A cyber-espionage group that has targeted Palestinian law enforcement last year is now back in action targeting Palestinian government officials.
These recent attacks started in March 2018, according to evidence surfaced by Israel-based cyber-security firm Check Point. The new attacks seem to fit the same modus operandi of a group detailed in two reports from Cisco Talos and Palo Alto Networks last year.
Those reports detailed a spear-phishing campaign aimed at Palestinian law enforcement. The malicious emails tried to infect victims with the Micropsia infostealer, a Delphi-based malware that contained many strings referencing characters from the Big Bang Theory and Game Of Thrones TV shows.
Now, the same group appears to be back, and the only thing they've changed is the malware, which is now coded in C++. The TV shows references are still there, this time with mentions to the Big Bang Theory, but also a Turkish TV series named "Resurrection: Ertugrul."
Just like Micropsia, this new malware is also a powerful backdoor that can be extended with second-stage modules at any time.
According to Check Point, the group uses this new and improved backdoor to infect a victim, gather a fingerprint of his workstation, and then collect the names of .doc, .odt, .xls, .ppt, and .pdf documents and sending this list to the attacker's server.
Experts believe the cyber-espionage group analyzes this list in search of sensitive files it could steal. When the attacker finds a "valuable" host, other modules are downloaded to perform other tasks.
Researchers believe this new malware supports 13 modules, based on the structure of its configuration file. The research team says it was able to recover only five modules, and have yet to determine the purpose of others. Below is what researchers currently know about this new malware.
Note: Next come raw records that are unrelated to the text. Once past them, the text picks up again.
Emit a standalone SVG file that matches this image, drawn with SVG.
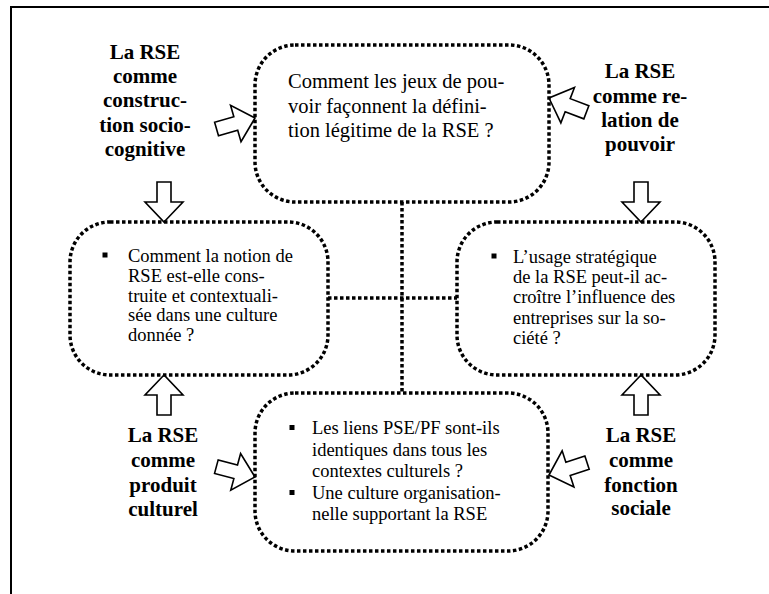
<svg xmlns="http://www.w3.org/2000/svg" width="769" height="594" viewBox="0 0 769 594">
<style>
.frame{fill:none;stroke:#000;stroke-width:2}
.box{fill:none;stroke:#000;stroke-width:3.5;stroke-dasharray:3.5 2.5}
.conn{fill:none;stroke:#000;stroke-width:3.5;stroke-dasharray:3.5 2.5}
.arrow{fill:#fff;stroke:#000;stroke-width:1.6}
.bul{fill:#000}
</style>
<rect width="769" height="594" fill="#fff"/>
<path class="frame" d="M11,594 L11,7 L769,7"/>

<g id="connectors">
<line class="conn" x1="402" y1="202" x2="402" y2="393"/>
<line class="conn" x1="328" y1="298" x2="457" y2="298"/>
</g>

<g id="arrows">
<path class="arrow" transform="translate(255,118) rotate(-16)" d="M0,0 L-20,-19 L-20,-7 L-40,-7 L-40,7 L-20,7 L-20,19 Z"/>
<path class="arrow" transform="translate(549,98) rotate(201)" d="M0,0 L-20,-19 L-20,-7 L-40,-7 L-40,7 L-20,7 L-20,19 Z"/>
<path class="arrow" transform="translate(255,477) rotate(15)" d="M0,0 L-20,-19 L-20,-7 L-40,-7 L-40,7 L-20,7 L-20,19 Z"/>
<path class="arrow" transform="translate(549,475) rotate(162)" d="M0,0 L-20,-19 L-20,-7 L-40,-7 L-40,7 L-20,7 L-20,19 Z"/>
<path class="arrow" transform="translate(164,222) rotate(90)" d="M0,0 L-20,-19 L-20,-7 L-40,-7 L-40,7 L-20,7 L-20,19 Z"/>
<path class="arrow" transform="translate(641,222) rotate(90)" d="M0,0 L-20,-19 L-20,-7 L-40,-7 L-40,7 L-20,7 L-20,19 Z"/>
<path class="arrow" transform="translate(164,375) rotate(-90)" d="M0,0 L-20,-19 L-20,-7 L-40,-7 L-40,7 L-20,7 L-20,19 Z"/>
<path class="arrow" transform="translate(641,375) rotate(-90)" d="M0,0 L-20,-19 L-20,-7 L-40,-7 L-40,7 L-20,7 L-20,19 Z"/>
</g>

<g id="node-top">
<rect class="box" x="255" y="45" width="294" height="157" rx="40"/>
<text x="288" y="88" font-size="20.5" font-family="Liberation Serif">Comment les jeux de pou-</text>
<text x="288" y="112.5" font-size="20.5" font-family="Liberation Serif">voir façonnent la défini-</text>
<text x="288" y="137" font-size="20.5" font-family="Liberation Serif">tion légitime de la RSE ?</text>
</g>

<g id="node-left">
<rect class="box" x="70" y="222" width="258" height="153" rx="40"/>
<rect class="bul" x="102.5" y="252.5" width="5" height="5"/>
<text x="128" y="262" font-size="18.5" font-family="Liberation Serif">Comment la notion de</text>
<text x="128" y="281.75" font-size="18.5" font-family="Liberation Serif">RSE est-elle cons-</text>
<text x="128" y="301.5" font-size="18.5" font-family="Liberation Serif">truite et contextuali-</text>
<text x="128" y="321.25" font-size="18.5" font-family="Liberation Serif">sée dans une culture</text>
<text x="128" y="341" font-size="18.5" font-family="Liberation Serif">donnée ?</text>
</g>

<g id="node-right">
<rect class="box" x="457" y="222" width="258" height="153" rx="40"/>
<rect class="bul" x="491.5" y="253.5" width="5" height="5"/>
<text x="513" y="263" font-size="18.5" font-family="Liberation Serif">L’usage stratégique</text>
<text x="513" y="283" font-size="18.5" font-family="Liberation Serif">de la RSE peut-il ac-</text>
<text x="513" y="303" font-size="18.5" font-family="Liberation Serif">croître l’influence des</text>
<text x="513" y="323.5" font-size="18.5" font-family="Liberation Serif">entreprises sur la so-</text>
<text x="513" y="344" font-size="18.5" font-family="Liberation Serif">ciété ?</text>
</g>

<g id="node-bottom">
<rect class="box" x="255" y="393" width="293" height="158" rx="40"/>
<rect class="bul" x="289.5" y="425" width="5" height="5"/>
<rect class="bul" x="289.5" y="490" width="5" height="5"/>
<text x="312" y="434" font-size="18.5" font-family="Liberation Serif">Les liens PSE/PF sont-ils</text>
<text x="312" y="455.5" font-size="18.5" font-family="Liberation Serif">identiques dans tous les</text>
<text x="312" y="477" font-size="18.5" font-family="Liberation Serif">contextes culturels ?</text>
<text x="312" y="498.5" font-size="18.5" font-family="Liberation Serif">Une culture organisation-</text>
<text x="312" y="520" font-size="18.5" font-family="Liberation Serif">nelle supportant la RSE</text>
</g>

<g id="label-construction">
<text x="145" y="58.5" text-anchor="middle" font-size="21" font-weight="bold" font-family="Liberation Serif">La RSE</text>
<text x="145" y="83" text-anchor="middle" font-size="21" font-weight="bold" font-family="Liberation Serif">comme</text>
<text x="145" y="107" text-anchor="middle" font-size="21" font-weight="bold" font-family="Liberation Serif">construc-</text>
<text x="145" y="131.5" text-anchor="middle" font-size="21" font-weight="bold" font-family="Liberation Serif">tion socio-</text>
<text x="145" y="156" text-anchor="middle" font-size="21" font-weight="bold" font-family="Liberation Serif">cognitive</text>
</g>

<g id="label-pouvoir">
<text x="640" y="78" text-anchor="middle" font-size="21" font-weight="bold" font-family="Liberation Serif">La RSE</text>
<text x="640" y="102.5" text-anchor="middle" font-size="21" font-weight="bold" font-family="Liberation Serif">comme re-</text>
<text x="640" y="127" text-anchor="middle" font-size="21" font-weight="bold" font-family="Liberation Serif">lation de</text>
<text x="640" y="151" text-anchor="middle" font-size="21" font-weight="bold" font-family="Liberation Serif">pouvoir</text>
</g>

<g id="label-culturel">
<text x="163" y="442" text-anchor="middle" font-size="21" font-weight="bold" font-family="Liberation Serif">La RSE</text>
<text x="163" y="467" text-anchor="middle" font-size="21" font-weight="bold" font-family="Liberation Serif">comme</text>
<text x="163" y="492" text-anchor="middle" font-size="21" font-weight="bold" font-family="Liberation Serif">produit</text>
<text x="163" y="516" text-anchor="middle" font-size="21" font-weight="bold" font-family="Liberation Serif">culturel</text>
</g>

<g id="label-sociale">
<text x="641" y="442" text-anchor="middle" font-size="21" font-weight="bold" font-family="Liberation Serif">La RSE</text>
<text x="641" y="467" text-anchor="middle" font-size="21" font-weight="bold" font-family="Liberation Serif">comme</text>
<text x="641" y="492" text-anchor="middle" font-size="21" font-weight="bold" font-family="Liberation Serif">fonction</text>
<text x="641" y="515" text-anchor="middle" font-size="21" font-weight="bold" font-family="Liberation Serif">sociale</text>
</g>
</svg>
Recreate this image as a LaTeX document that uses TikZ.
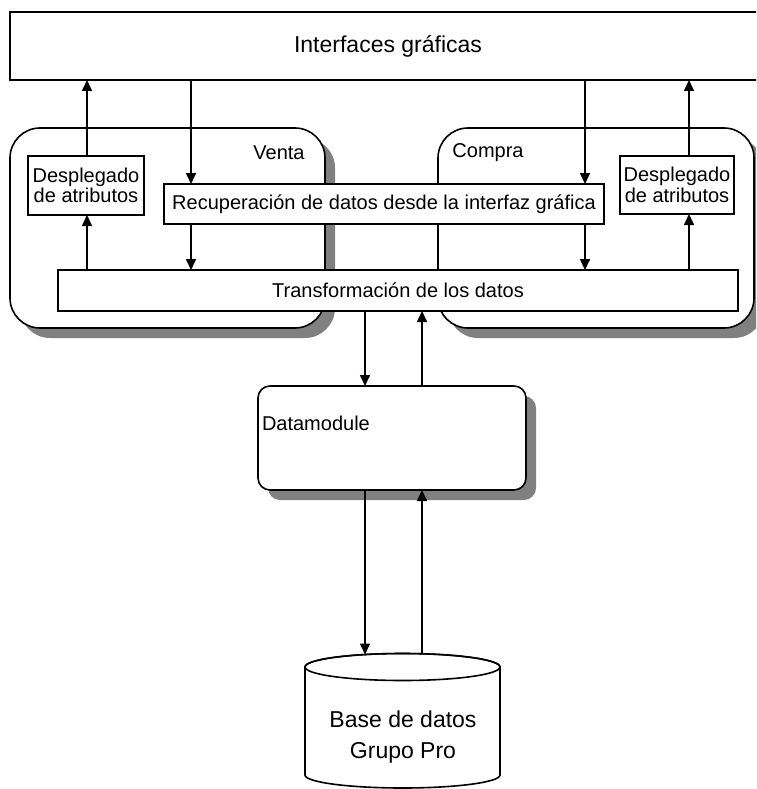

|Penny||Takes a screenshot of the infected machine and sends it to the server|
|Wolowitz_Helberg||Enumerates running processes, saves their names and their IDs in “sat.txt” and sends the file to the server|
|Celal_Al||Sends a list of documents with certain extensions. The extensions are: doc, docx, odt, xls, xlsx, ppt, pptx, accdb, accde, mdb, pdf, csv|
|Runfile||Runs a file, receives a process name and a file type from the server|
|Nayyar_Sonmez||Downloads a file with a ‘.txt’ extension from a given URL, changes the extension to ‘.exe’ and runs it|
|Koothrappali||Logs details about the system and sends them to the server|
|Bialik_Gokhan||Reboots the system|
|Hofstadter||Terminates a process by name|
|Parsons_Sheldon||Deletes the payload from the startup folder and deletes the actual file|
|Reshad_Strik||Sends a list of the partitions found on the infected machine|
|Pinar8||No such module in our sample|
|Mehmet7||No such module in our sample|
|Bahar6||No such module in our sample|
Check Point says that this year, the group appears to be targeting members of the Palestinian National Authority, which is Palestine's interim self-government body.
The theme of the spear-phishing emails is monthly press reports posing to come from the Palestinian Political and National Guidance Commission, sent to individuals connected with the Palestinian National Authority.
"Unlike in 2017, this time the malicious attachment is an executable which is actually a self-extracting archive, containing a decoy document and the malware itself," researchers said.
The self-extracting archive uses a Word-like icon to trick users into running the file and infecting themselves with malware.
Check Point believes the advanced persistent threat (APT) behind these attacks is a group named the Gaza Cybergang. This group also goes under the names of Gaza Hackers Team or Molerats, and in 2016, cyber-security firm ClearSky linked this APT to Hamas, the Palestinian Sunni-Islamist fundamentalist organization, a terrorist organization that's at odds with both Israel and the local government, to some degree.
The Gaza Cybergang appears to have been very busy this spring because last week Israel accused Hamas of trying to lure soldiers into installing malware-infected applications on their phones.